Molybdenum disulfide (MoS2)-based electrocatalysts for hydrogen evolution reaction: From mechanism to manipulation

Abstract

Molybdenum disulfide (MoS2)-based materials as the non-noble metal catalysts have displayed the potential capability to drive electrocatalytic hydrogen evolution reaction (HER) for green hydrogen production along with their intrinsic activity, tunable electronic properties, low cost, and abundance reserves, which have attracted intensive attention as alternatives to the low-abundance and high-cost platinum-based catalysts. However, their insufficient catalytic HER activities and stability are the major challenges for them to become practically applicable. Hereby, the MoS2-based electrocatalysts for HER are comprehensively reviewed to explain the fundamental science behind the manipulations of the crystal structure, microstructure, surface, and interface of MoS2 in order to enhance its catalytic performance through changing the electrical conductivity, the number of active sites, surface wettability, and the Gibbs free energy for hydrogen adsorption (ΔGH).
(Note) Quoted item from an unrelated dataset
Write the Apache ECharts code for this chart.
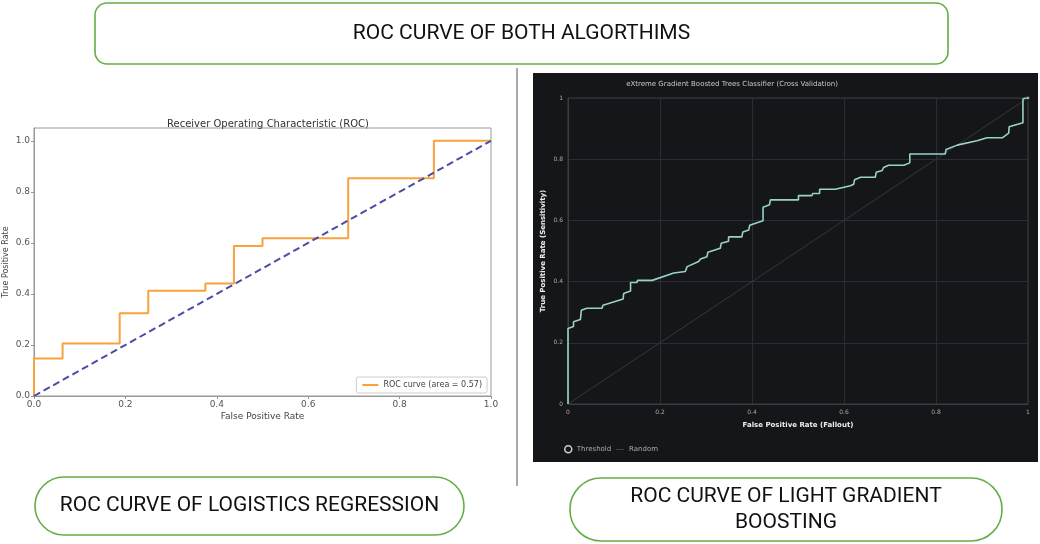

Recent studies in surface/interface engineering, such as phase engineering, defect engineering, morphology design, and heterostructure construction, are analyzed to reveal the state-of-the-art strategies for designing and preparing the cost-effective and high-performance MoS2-based catalysts through optimizing the charge transfer, surface-active sites, ΔGH, and surface hydrophilicity. Lastly, the perspectives, challenges, and future research directions of HER electrocatalysis are also given to facilitate the further research and development of HER catalysts.